»»
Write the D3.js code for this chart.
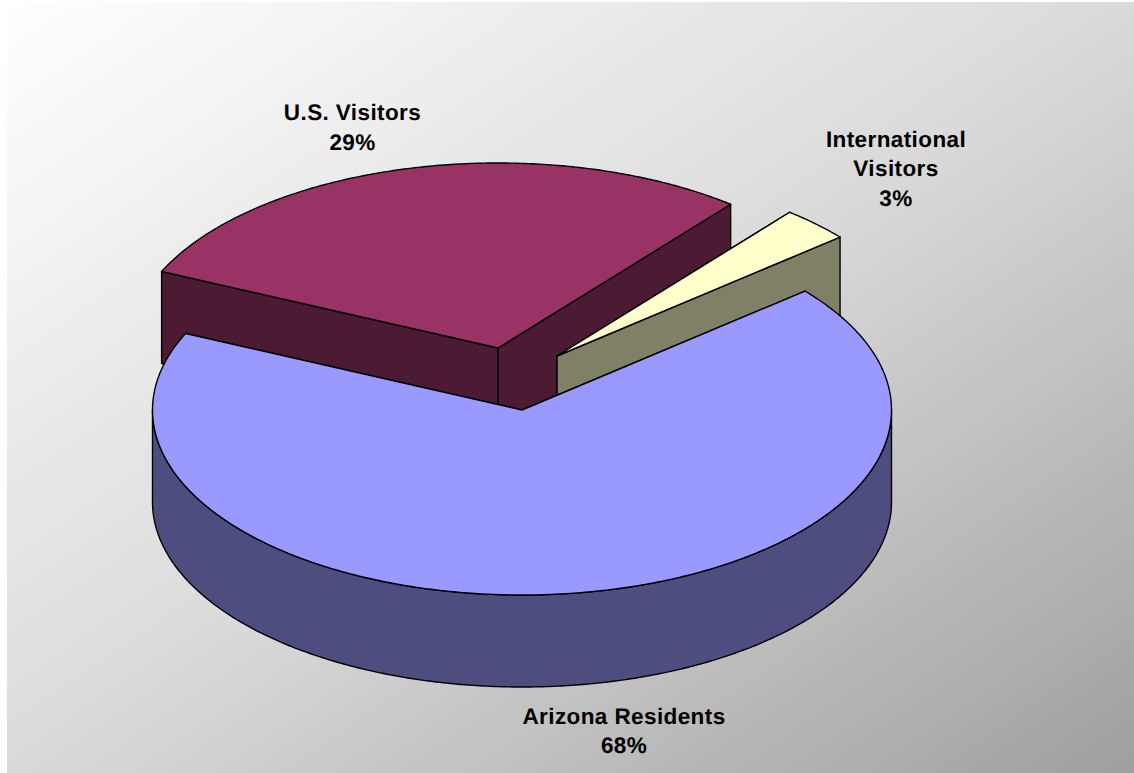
<!DOCTYPE html>
<html><head><meta charset="utf-8">
<style>html,body{margin:0;padding:0;background:#fff}svg{display:block}</style>
<script src="https://cdn.jsdelivr.net/npm/d3@7/dist/d3.min.js"></script>
</head><body><svg id="c" width="1134" height="773"></svg>
<script>
const categories = ["Arizona Residents", "U.S. Visitors", "International Visitors"];
const values = [67.9, 29.05, 3.05];
const topColors = ["#9999FF", "#993366", "#FFFFCC"];
const sideColors = ["#4D4D80", "#4D1A33", "#808066"];
const labelLines = [["Arizona Residents", "68%"], ["U.S. Visitors", "29%"], ["International", "Visitors", "3%"]];

const W = 1134, H = 773;
const RX = 369.5, RY = 185, DEPTH = 92;
const START = 50 * Math.PI / 180;
const centers = [[522, 410], [498, 348], [557, 356]];
const labelPos = [[624, 723.5], [352.5, 120], [896, 146.5]];
const drawOrder = [1, 2, 0];

const svg = d3.select("#c");
const defs = svg.append("defs");
const grad = defs.append("linearGradient").attr("id", "bg")
  .attr("x1", 0).attr("y1", 0).attr("x2", 1).attr("y2", 1);
grad.append("stop").attr("offset", "0%").attr("stop-color", "#ffffff");
grad.append("stop").attr("offset", "50%").attr("stop-color", "#dadada");
grad.append("stop").attr("offset", "100%").attr("stop-color", "#9f9f9f");
svg.append("rect").attr("x", 7).attr("y", 2).attr("width", W - 7).attr("height", H - 2).attr("fill", "url(#bg)");

const arcs = d3.pie().sort(null).startAngle(START).endAngle(START + 2 * Math.PI)(values);
const sx = d3.scaleLinear().domain([-1, 1]).range([-RX, RX]);
const sy = d3.scaleLinear().domain([-1, 1]).range([RY, -RY]);
const pt = (c, a, dy = 0) => [c[0] + sx(Math.sin(a)), c[1] + sy(Math.cos(a)) + dy];
const line = d3.line();
const samples = (a0, a1) => {
  const n = Math.max(2, Math.ceil(Math.abs(a1 - a0) / 0.01));
  return d3.range(n + 1).map(i => a0 + (a1 - a0) * i / n);
};
const style = { stroke: "#000", "stroke-width": 1.4, "stroke-linejoin": "round" };
const shape = (pts, fill) => {
  const p = svg.append("path").attr("d", line(pts) + "Z").attr("fill", fill);
  Object.entries(style).forEach(([k, v]) => p.attr(k, v));
};

drawOrder.forEach(i => {
  const d = arcs[i], c = centers[i];
  const down = p => [p[0], p[1] + DEPTH];
  [d.startAngle, d.endAngle].forEach(a => {
    const e = pt(c, a);
    shape([c, e, down(e), down(c)], sideColors[i]);
  });
  const lo = Math.max(d.startAngle, Math.PI / 2), hi = Math.min(d.endAngle, 3 * Math.PI / 2);
  if (hi > lo) {
    const rim = samples(lo, hi).map(a => pt(c, a));
    shape(rim.concat(rim.map(down).reverse()), sideColors[i]);
  }
  shape([c].concat(samples(d.startAngle, d.endAngle).map(a => pt(c, a))), topColors[i]);
});

labelLines.forEach((lines, i) => {
  const t = svg.append("text").attr("text-anchor", "middle")
    .attr("font-family", "'Liberation Sans', Arial, sans-serif")
    .attr("font-weight", "bold").attr("font-size", 22.5).attr("letter-spacing", 0.4)
    .attr("text-rendering", "geometricPrecision").attr("fill", "#000");
  lines.forEach((s, j) => t.append("tspan").attr("x", labelPos[i][0]).attr("y", labelPos[i][1] + j * 29.5).text(s));
});
</script></body></html>
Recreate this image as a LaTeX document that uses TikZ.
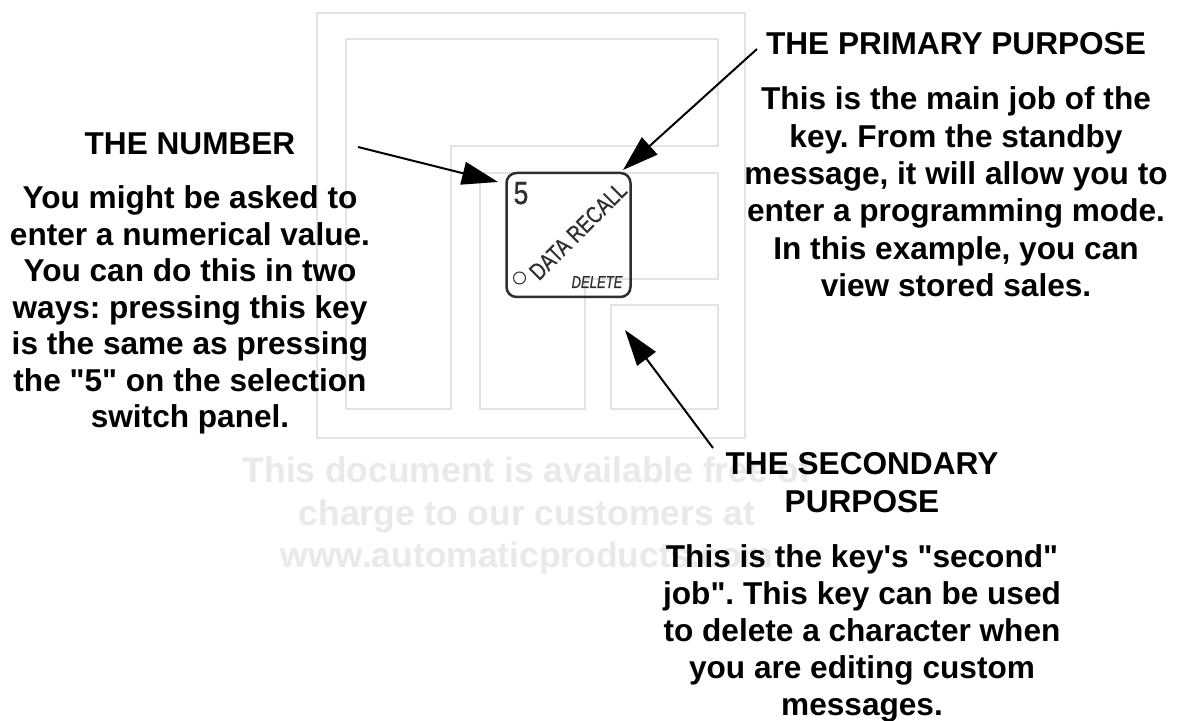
\documentclass[tikz,border=0pt]{standalone}
\usepackage{fontspec}
\setmainfont{Liberation Sans}
\newfontfamily\keyfont{Liberation Sans}[FakeBold=0.8]
\usetikzlibrary{arrows.meta}
\definecolor{wm}{HTML}{E9E9E9}
\definecolor{wmline}{HTML}{E3E3E3}
\definecolor{keyline}{HTML}{2E2E2E}
\newcommand{\dq}{\textquotedbl}
\newcommand{\sq}{\textquotesingle}
\tikzset{
  logo/.style={draw=wmline, line width=1pt},
  wmtext/.style={text=wm, inner sep=0pt, align=center,
    font=\fontsize{17.7}{21.25}\selectfont\bfseries},
  head/.style={inner sep=0pt, align=center,
    font=\fontsize{15.8}{19}\selectfont\bfseries},
  body/.style={inner sep=0pt, align=center},
  keybox/.style={draw=keyline, line width=1.25pt, rounded corners=5pt,
    minimum width=62pt, minimum height=62pt, inner sep=0pt},
  keytext/.style={inner sep=0pt, text=keyline},
  pointer/.style={draw=black, line width=1pt,
    -{Triangle[length=18pt,width=11.5pt]}},
}
\begin{document}
\frenchspacing
\begin{tikzpicture}[x=0.5pt,y=-0.5pt]
\useasboundingbox[fill=white] (0,0) rectangle (1181,721);

% faint watermark logo
\draw[logo] (317,13) rectangle (745,438);
\draw[logo] (346,39) -- (718,39) -- (718,146) -- (451,146) -- (451,409) -- (346,409) -- cycle;
\draw[logo] (480,173) -- (718,173) -- (718,279) -- (585,279) -- (585,409) -- (480,409) -- cycle;
\draw[logo] (611,305) rectangle (718,409);

% faint watermark text
\node[wmtext] (wmark) at (527,516) {This document is available free of\\charge to our customers at\\www.automaticproducts.com};

% the key
\node[keybox] (key) at (568.5,235) {};
\node[keytext, anchor=base, xscale=0.82, font=\fontsize{16}{18}\keyfont] (five) at (521,204) {5};
\node[keytext, rotate=45, xscale=0.8, font=\fontsize{11.8}{13}\keyfont] (recall) at (578,231) {DATA RECALL};
\node[keytext, anchor=base, xscale=0.76, font=\fontsize{8.6}{10}\keyfont\itshape] (delete) at (597,288) {DELETE};
\node[draw=keyline, line width=0.5pt, circle, minimum size=6pt, inner sep=0pt] (led) at (519.5,278) {};

% texts
\node[head, anchor=base] (numhead) at (190,155) {THE NUMBER};
\node[body, font=\fontsize{15.8}{18.25}\selectfont\bfseries] (numbody) at (190,310) {You might be asked to\\enter a numerical value.\\You can do this in two\\ways: pressing this key\\is the same as pressing\\the \dq5\dq{} on the selection\\switch panel.};

\node[head, anchor=base] (prihead) at (956,55) {THE PRIMARY PURPOSE};
\node[body, font=\fontsize{15.8}{18.7}\selectfont\bfseries] (pribody) at (956,192) {This is the main job of the\\key. From the standby\\message, it will allow you to\\enter a programming mode.\\In this example, you can\\view stored sales.};

\node[head] (sechead) at (862,483) {THE SECONDARY\\PURPOSE};
\node[body, font=\fontsize{15.8}{18.5}\selectfont\bfseries] (secbody) at (862,633) {This is the key\sq{}s \dq{}second\dq\\job\dq. This key can be used\\to delete a character when\\you are editing custom\\messages.};

% arrows
\coordinate (numtail) at (358,147);
\coordinate (numtip) at (498,182);
\coordinate (pritail) at (757,49);
\coordinate (pritip) at (623,170);
\coordinate (sectail) at (713,448);
\coordinate (sectip) at (625,330);
\draw[pointer] (numtail) -- (numtip);
\draw[pointer] (pritail) -- (pritip);
\draw[pointer] (sectail) -- (sectip);
\end{tikzpicture}
\end{document}
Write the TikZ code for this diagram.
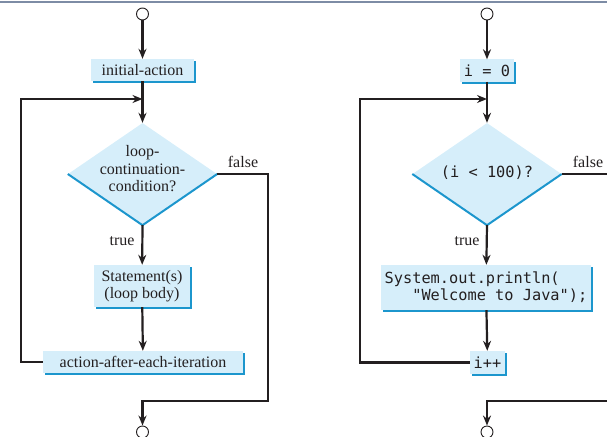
\documentclass[tikz,border=0pt]{standalone}
\usepackage{fontspec}
\setmainfont{Liberation Serif}
\setmonofont{DejaVu Sans Mono}
\usetikzlibrary{arrows.meta,shapes.geometric,shadows}
\definecolor{boxfill}{RGB}{214,238,250}
\definecolor{boxedge}{RGB}{28,150,205}
\definecolor{ink}{RGB}{35,31,32}
\definecolor{topgray}{RGB}{125,140,165}
\tikzset{
  txt/.style={font=\fontsize{16}{17.5}\selectfont, text=ink},
  code/.style={font=\ttfamily\fontsize{15.3}{17}\selectfont, text=ink},
  box/.style={rectangle, fill=boxfill, inner sep=0pt, align=center,
    drop shadow={shadow xshift=2pt, shadow yshift=-2pt, fill=boxedge, opacity=1}},
  dia/.style={diamond, fill=boxfill, inner sep=0pt, minimum width=149pt, minimum height=102pt},
  diaedge/.style={draw=boxedge, line width=2pt},
  term/.style={circle, draw=ink, fill=white, line width=0.9pt, minimum size=12pt, inner sep=0pt},
  arr/.style={draw=ink, line width=2.2pt, -{Stealth[length=10pt,width=8pt]}},
  ln/.style={draw=ink, line width=2.2pt},
  lbl/.style={font=\fontsize{16}{17.5}\selectfont, text=ink, inner sep=0pt}
}
\begin{document}
\begin{tikzpicture}[x=1pt,y=-1pt]
\useasboundingbox (0,0) rectangle (607,436);
\draw[topgray, line width=2pt] (0,2) -- (607,2);

% ---------- left flowchart ----------
\node[term] (sL) at (142.5,14) {};
\node[box, txt, minimum width=103pt, minimum height=22pt] (init) at (142.5,70) {initial-action};
\node[dia] (d1) at (142.5,174) {};
\draw[diaedge] (d1.west) -- (d1.south) -- (d1.east);
\node[txt, align=center, inner sep=0pt] (d1t) at (142.5,169) {loop-\\continuation-\\condition?};
\node[box, txt, minimum width=96pt, minimum height=42pt] (stmt) at (142,286) {Statement(s)\\(loop body)};
\node[box, txt, minimum width=200pt, minimum height=22pt] (act) at (143,362) {action-after-each-iteration};
\node[term] (eL) at (142.5,432) {};
\coordinate (jL) at (142.5,99);
\node[lbl] (fL) at (243,162) {false};
\node[lbl] (tL) at (122,241) {true};

\draw[arr] (sL) -- (init);
\draw[arr] (init) -- (d1.north);
\draw[arr] (d1.south) -- (stmt);
\draw[arr] (stmt) -- (act);
\draw[arr] (act.west) -- ++(-22,0) |- (jL);
\draw[arr] (d1.east) -- ++(51,0) |- (142.5,401) -- (eL.north);

% ---------- right flowchart ----------
\node[term] (sR) at (487,14) {};
\node[box, code, minimum width=54pt, minimum height=22pt] (i0) at (487,70.5) {i = 0};
\node[dia] (d2) at (487,174) {};
\draw[diaedge] (d2.west) -- (d2.south) -- (d2.east);
\node[code, inner sep=0pt] (d2t) at (487,173) {(i < 100)?};
\node[box, code, align=left, minimum width=210pt, minimum height=45pt] (sys) at (486,287.5) {System.out.println(\\\ \ \ "Welcome to Java");};
\node[box, code, minimum width=35pt, minimum height=23pt] (ipp) at (487.5,362.5) {i++};
\node[term] (eR) at (487,432) {};
\coordinate (jR) at (487,99);
\coordinate (offA) at (612,174);
\coordinate (offB) at (612,401);
\node[lbl] (fR) at (588,162) {false};
\node[lbl] (tR) at (467,241) {true};

\draw[arr] (sR) -- (i0);
\draw[arr] (i0) -- (d2.north);
\draw[arr] (d2.south) -- (sys);
\draw[arr] (sys) -- (ipp);
\draw[arr] (ipp.west) -- (360,362.5) |- (jR);
\draw[ln] (d2.east) -- (offA);
\draw[arr] (offB) -| (eR.north);
\end{tikzpicture}
\end{document}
««
● **Aim**: Beginning with the line above that contains "Write the TikZ code for this diagram." and ending with the line that contains "(0,2) -- (607,2);", quote each line exactly, keeping out the pictures.

● **Task answer**:
Write the TikZ code for this diagram.
\documentclass[tikz,border=0pt]{standalone}
\usepackage{fontspec}
\setmainfont{Liberation Serif}
\setmonofont{DejaVu Sans Mono}
\usetikzlibrary{arrows.meta,shapes.geometric,shadows}
\definecolor{boxfill}{RGB}{214,238,250}
\definecolor{boxedge}{RGB}{28,150,205}
\definecolor{ink}{RGB}{35,31,32}
\definecolor{topgray}{RGB}{125,140,165}
\tikzset{
  txt/.style={font=\fontsize{16}{17.5}\selectfont, text=ink},
  code/.style={font=\ttfamily\fontsize{15.3}{17}\selectfont, text=ink},
  box/.style={rectangle, fill=boxfill, inner sep=0pt, align=center,
    drop shadow={shadow xshift=2pt, shadow yshift=-2pt, fill=boxedge, opacity=1}},
  dia/.style={diamond, fill=boxfill, inner sep=0pt, minimum width=149pt, minimum height=102pt},
  diaedge/.style={draw=boxedge, line width=2pt},
  term/.style={circle, draw=ink, fill=white, line width=0.9pt, minimum size=12pt, inner sep=0pt},
  arr/.style={draw=ink, line width=2.2pt, -{Stealth[length=10pt,width=8pt]}},
  ln/.style={draw=ink, line width=2.2pt},
  lbl/.style={font=\fontsize{16}{17.5}\selectfont, text=ink, inner sep=0pt}
}
\begin{document}
\begin{tikzpicture}[x=1pt,y=-1pt]
\useasboundingbox (0,0) rectangle (607,436);
\draw[topgray, line width=2pt] (0,2) -- (607,2);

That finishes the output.